RUSH-HOUR traffic jams are a daily bind for many commuters - but are drivers making them worse by trying to avoid them?

A study of four major world cities has found drivers in peak-time traffic often avoid taking the shortest route to their destination.

Drivers may think the most direct route will be too congested or have too many intersections or traffic lights to be the quickest.

But analysis of rush-hour traffic patterns in four major cities by Strathclyde University researchers show drivers following strange patterns.

Professor Ernesto Estrada, who conducted the study at the Department of Mathematics and Statistics with colleagues from Isfahan University of Technology in Iran, said: “We found that rush-hour traffic in major cities across the world follows a strange and counterintuitive pattern.

“Instead of drivers navigating the city by using the shortest paths to their destination, they travel in a diffusive way.

"Our study suggests drivers perceive the shortest routes as ‘too central to be empty’ and avoid taking them altogether.

“It may be true the quickest route to a destination is not via the shortest path, but when everyone decides this and takes alternative routes making them more congested than the shortest route, does that still hold true?

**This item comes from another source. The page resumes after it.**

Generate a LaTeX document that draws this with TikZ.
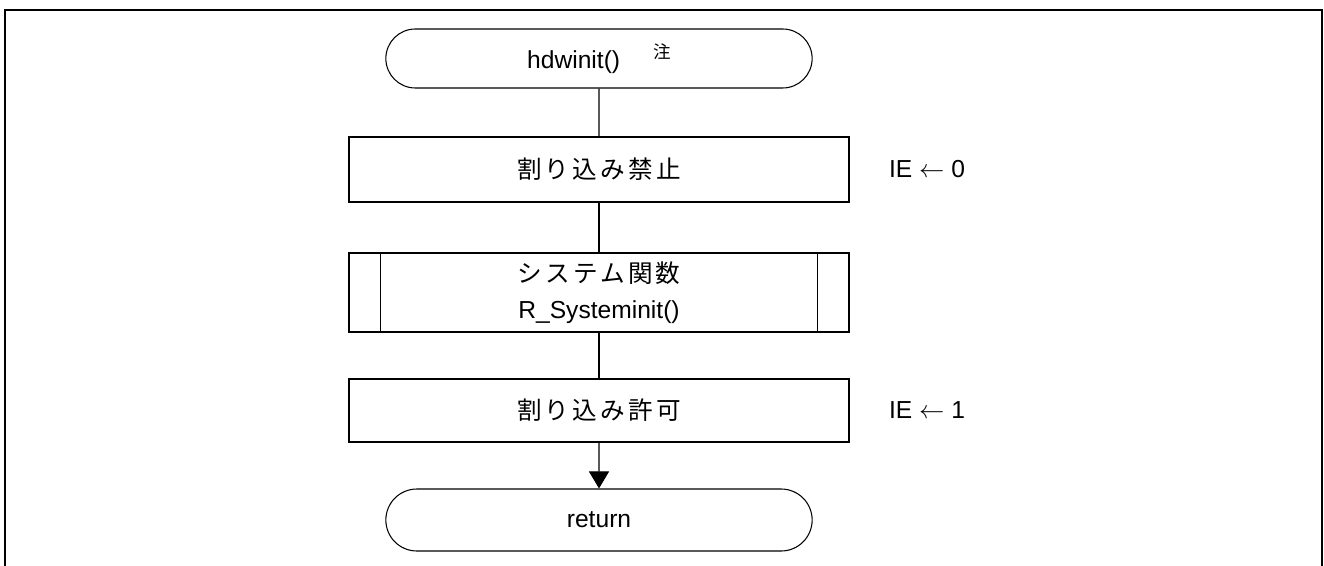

“Because drivers mainly rely on cognitive maps they have previously created to navigate the city, they end up using the same routes to get to their destination.

"The result is the creation of what we call ‘communicability’ routes that become more congested than the shortest path and possibly we will have to wait more due to congestion than to traffic lights, signals and intersections.”

The study, published in the journal Nature Human Behaviour, provides insights into how information flows along complex networks and could help city planners tackle traffic congestion.